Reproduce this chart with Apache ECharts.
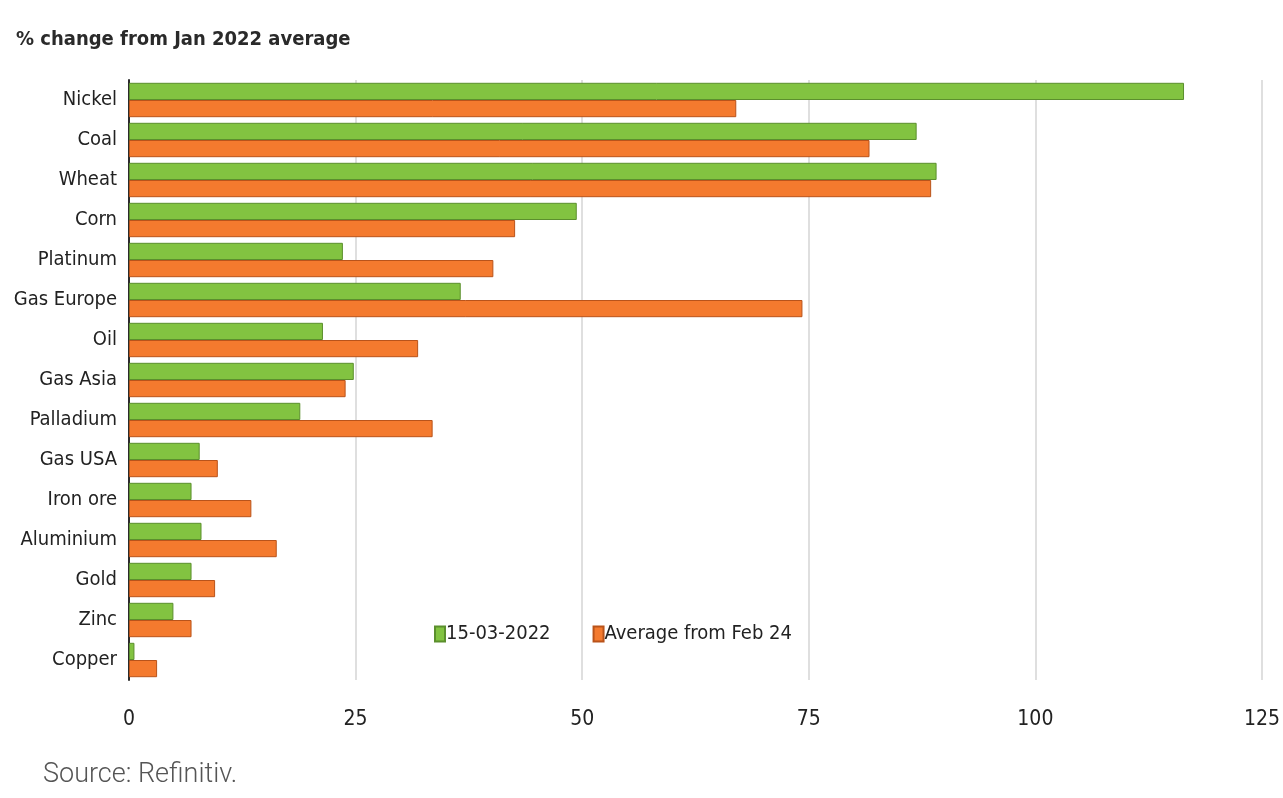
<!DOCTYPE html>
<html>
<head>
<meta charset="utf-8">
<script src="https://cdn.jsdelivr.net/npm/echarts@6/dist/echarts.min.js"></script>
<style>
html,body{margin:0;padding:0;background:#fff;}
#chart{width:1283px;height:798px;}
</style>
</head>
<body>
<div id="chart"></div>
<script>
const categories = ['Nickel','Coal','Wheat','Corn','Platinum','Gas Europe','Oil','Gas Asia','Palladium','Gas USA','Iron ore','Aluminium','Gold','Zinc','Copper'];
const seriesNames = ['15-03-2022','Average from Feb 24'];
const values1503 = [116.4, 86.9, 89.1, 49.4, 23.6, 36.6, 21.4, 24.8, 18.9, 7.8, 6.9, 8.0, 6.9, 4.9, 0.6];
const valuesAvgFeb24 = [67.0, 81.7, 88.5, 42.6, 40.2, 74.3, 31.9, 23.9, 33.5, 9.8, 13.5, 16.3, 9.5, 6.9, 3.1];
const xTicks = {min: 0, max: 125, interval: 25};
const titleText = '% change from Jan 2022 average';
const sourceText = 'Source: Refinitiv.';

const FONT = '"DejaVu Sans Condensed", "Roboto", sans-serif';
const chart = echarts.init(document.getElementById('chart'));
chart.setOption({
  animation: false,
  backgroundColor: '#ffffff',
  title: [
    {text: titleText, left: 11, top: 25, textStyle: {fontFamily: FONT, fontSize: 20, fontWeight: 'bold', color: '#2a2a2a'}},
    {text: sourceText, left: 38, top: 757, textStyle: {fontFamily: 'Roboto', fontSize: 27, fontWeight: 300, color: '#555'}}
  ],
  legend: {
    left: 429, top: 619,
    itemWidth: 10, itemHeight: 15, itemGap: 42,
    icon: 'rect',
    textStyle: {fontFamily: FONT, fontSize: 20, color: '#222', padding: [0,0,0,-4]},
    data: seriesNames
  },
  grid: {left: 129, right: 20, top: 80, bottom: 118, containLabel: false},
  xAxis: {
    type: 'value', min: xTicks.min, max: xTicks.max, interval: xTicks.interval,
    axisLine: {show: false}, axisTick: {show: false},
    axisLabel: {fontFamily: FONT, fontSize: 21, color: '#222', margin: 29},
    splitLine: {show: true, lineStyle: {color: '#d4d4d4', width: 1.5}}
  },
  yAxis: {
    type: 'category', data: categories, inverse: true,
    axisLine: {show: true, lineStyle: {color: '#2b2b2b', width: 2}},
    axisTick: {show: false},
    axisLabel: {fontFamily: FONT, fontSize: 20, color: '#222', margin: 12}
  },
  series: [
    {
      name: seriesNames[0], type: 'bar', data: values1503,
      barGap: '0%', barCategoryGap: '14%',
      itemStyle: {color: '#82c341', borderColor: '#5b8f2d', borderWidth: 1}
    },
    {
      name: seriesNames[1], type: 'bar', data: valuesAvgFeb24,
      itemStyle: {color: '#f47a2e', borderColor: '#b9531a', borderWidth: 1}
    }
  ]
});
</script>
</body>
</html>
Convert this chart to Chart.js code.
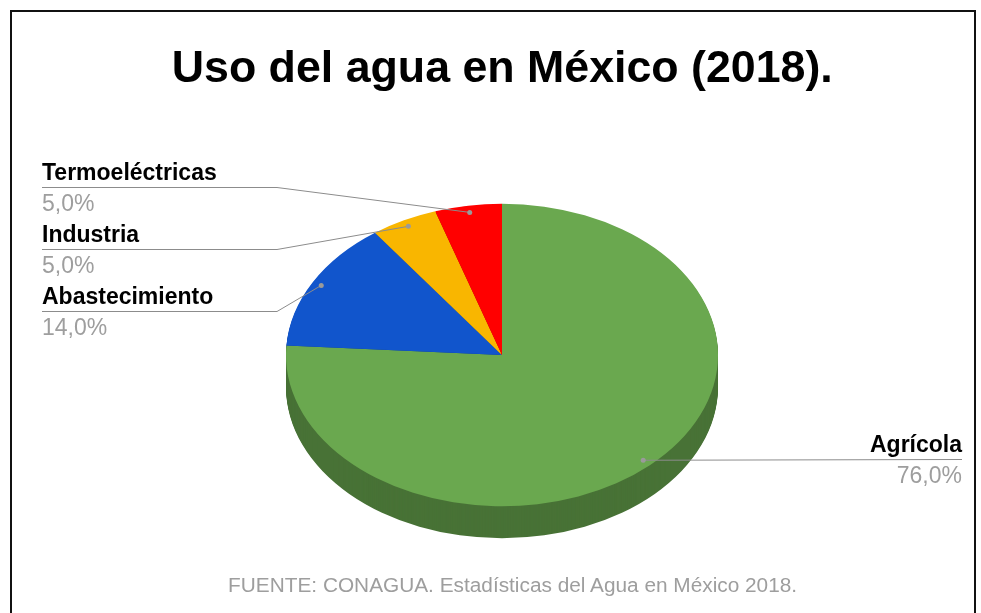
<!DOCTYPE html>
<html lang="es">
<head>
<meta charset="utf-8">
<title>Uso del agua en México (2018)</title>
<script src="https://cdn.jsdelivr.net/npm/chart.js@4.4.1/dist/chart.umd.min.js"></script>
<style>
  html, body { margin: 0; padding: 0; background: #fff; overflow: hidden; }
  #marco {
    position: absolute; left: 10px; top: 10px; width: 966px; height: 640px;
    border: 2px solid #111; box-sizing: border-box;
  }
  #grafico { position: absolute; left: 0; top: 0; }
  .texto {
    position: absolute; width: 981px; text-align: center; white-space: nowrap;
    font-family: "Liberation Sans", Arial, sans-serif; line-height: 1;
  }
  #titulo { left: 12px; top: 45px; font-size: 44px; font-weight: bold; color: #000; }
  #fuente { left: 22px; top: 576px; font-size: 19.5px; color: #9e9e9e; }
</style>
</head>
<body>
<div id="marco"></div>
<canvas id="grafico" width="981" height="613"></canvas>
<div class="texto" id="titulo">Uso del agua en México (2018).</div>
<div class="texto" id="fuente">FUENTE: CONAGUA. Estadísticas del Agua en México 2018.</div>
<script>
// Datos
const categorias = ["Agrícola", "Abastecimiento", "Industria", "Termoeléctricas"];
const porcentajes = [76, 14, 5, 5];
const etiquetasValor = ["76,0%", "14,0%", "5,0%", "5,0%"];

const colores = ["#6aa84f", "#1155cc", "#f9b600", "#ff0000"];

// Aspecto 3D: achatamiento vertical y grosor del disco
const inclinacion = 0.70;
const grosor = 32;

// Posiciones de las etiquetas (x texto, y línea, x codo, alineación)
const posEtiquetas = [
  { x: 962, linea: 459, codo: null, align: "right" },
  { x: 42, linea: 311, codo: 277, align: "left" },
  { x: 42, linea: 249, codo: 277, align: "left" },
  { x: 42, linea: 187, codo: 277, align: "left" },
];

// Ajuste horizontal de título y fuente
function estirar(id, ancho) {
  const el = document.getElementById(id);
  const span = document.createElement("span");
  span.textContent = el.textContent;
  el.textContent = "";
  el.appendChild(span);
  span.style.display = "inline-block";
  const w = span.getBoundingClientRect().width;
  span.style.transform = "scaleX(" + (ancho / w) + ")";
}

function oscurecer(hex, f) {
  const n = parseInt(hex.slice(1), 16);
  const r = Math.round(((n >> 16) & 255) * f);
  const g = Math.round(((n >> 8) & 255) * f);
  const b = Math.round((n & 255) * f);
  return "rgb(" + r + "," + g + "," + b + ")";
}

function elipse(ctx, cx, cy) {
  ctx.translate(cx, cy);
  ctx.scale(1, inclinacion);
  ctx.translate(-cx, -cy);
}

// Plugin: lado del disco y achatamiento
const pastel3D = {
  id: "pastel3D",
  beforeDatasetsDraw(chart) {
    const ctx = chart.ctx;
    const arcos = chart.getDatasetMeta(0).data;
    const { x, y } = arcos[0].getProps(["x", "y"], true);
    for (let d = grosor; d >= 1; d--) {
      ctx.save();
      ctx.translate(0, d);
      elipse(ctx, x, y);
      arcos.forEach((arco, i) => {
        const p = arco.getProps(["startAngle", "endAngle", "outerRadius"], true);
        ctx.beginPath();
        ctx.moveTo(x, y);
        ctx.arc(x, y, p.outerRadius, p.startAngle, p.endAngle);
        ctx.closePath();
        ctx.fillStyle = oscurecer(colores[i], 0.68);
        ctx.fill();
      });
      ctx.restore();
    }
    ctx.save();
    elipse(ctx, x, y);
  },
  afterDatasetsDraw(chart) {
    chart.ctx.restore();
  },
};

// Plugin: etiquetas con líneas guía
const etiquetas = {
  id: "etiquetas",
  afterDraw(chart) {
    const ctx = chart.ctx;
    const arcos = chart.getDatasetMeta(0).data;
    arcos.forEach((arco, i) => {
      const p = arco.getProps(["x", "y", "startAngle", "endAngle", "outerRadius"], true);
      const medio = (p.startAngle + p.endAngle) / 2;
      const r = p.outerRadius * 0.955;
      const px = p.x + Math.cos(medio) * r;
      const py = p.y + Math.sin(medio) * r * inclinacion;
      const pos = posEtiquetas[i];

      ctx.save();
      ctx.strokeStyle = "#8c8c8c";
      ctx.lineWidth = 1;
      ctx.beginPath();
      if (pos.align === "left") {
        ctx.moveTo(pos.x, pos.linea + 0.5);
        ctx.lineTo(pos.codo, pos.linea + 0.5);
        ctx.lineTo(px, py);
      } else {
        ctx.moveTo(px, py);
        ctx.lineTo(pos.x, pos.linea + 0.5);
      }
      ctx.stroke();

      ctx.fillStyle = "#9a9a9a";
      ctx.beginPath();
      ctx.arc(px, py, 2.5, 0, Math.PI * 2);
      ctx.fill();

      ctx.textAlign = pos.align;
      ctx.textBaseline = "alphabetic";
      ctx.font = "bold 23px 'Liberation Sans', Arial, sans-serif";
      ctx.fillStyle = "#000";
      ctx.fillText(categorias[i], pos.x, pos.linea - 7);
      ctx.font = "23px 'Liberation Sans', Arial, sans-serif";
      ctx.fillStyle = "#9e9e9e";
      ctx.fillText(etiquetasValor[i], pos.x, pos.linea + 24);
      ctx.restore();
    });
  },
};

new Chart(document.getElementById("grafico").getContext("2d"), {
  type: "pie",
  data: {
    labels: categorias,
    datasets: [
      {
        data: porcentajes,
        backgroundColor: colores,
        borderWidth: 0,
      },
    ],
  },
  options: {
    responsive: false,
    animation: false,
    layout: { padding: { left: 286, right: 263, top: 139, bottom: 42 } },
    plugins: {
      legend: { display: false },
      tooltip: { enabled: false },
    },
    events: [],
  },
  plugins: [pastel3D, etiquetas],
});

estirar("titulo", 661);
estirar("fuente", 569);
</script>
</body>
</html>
========================
> Short exercise: Leave the pictures aside and restate exactly the lines from the one containing "Convert this chart to Chart.js code." to the one containing "const grosor = 32;", those two lines included.

> Task solution:
Convert this chart to Chart.js code.
<!DOCTYPE html>
<html lang="es">
<head>
<meta charset="utf-8">
<title>Uso del agua en México (2018)</title>
<script src="https://cdn.jsdelivr.net/npm/chart.js@4.4.1/dist/chart.umd.min.js"></script>
<style>
  html, body { margin: 0; padding: 0; background: #fff; overflow: hidden; }
  #marco {
    position: absolute; left: 10px; top: 10px; width: 966px; height: 640px;
    border: 2px solid #111; box-sizing: border-box;
  }
  #grafico { position: absolute; left: 0; top: 0; }
  .texto {
    position: absolute; width: 981px; text-align: center; white-space: nowrap;
    font-family: "Liberation Sans", Arial, sans-serif; line-height: 1;
  }
  #titulo { left: 12px; top: 45px; font-size: 44px; font-weight: bold; color: #000; }
  #fuente { left: 22px; top: 576px; font-size: 19.5px; color: #9e9e9e; }
</style>
</head>
<body>
<div id="marco"></div>
<canvas id="grafico" width="981" height="613"></canvas>
<div class="texto" id="titulo">Uso del agua en México (2018).</div>
<div class="texto" id="fuente">FUENTE: CONAGUA. Estadísticas del Agua en México 2018.</div>
<script>
// Datos
const categorias = ["Agrícola", "Abastecimiento", "Industria", "Termoeléctricas"];
const porcentajes = [76, 14, 5, 5];
const etiquetasValor = ["76,0%", "14,0%", "5,0%", "5,0%"];

const colores = ["#6aa84f", "#1155cc", "#f9b600", "#ff0000"];

// Aspecto 3D: achatamiento vertical y grosor del disco
const inclinacion = 0.70;
const grosor = 32;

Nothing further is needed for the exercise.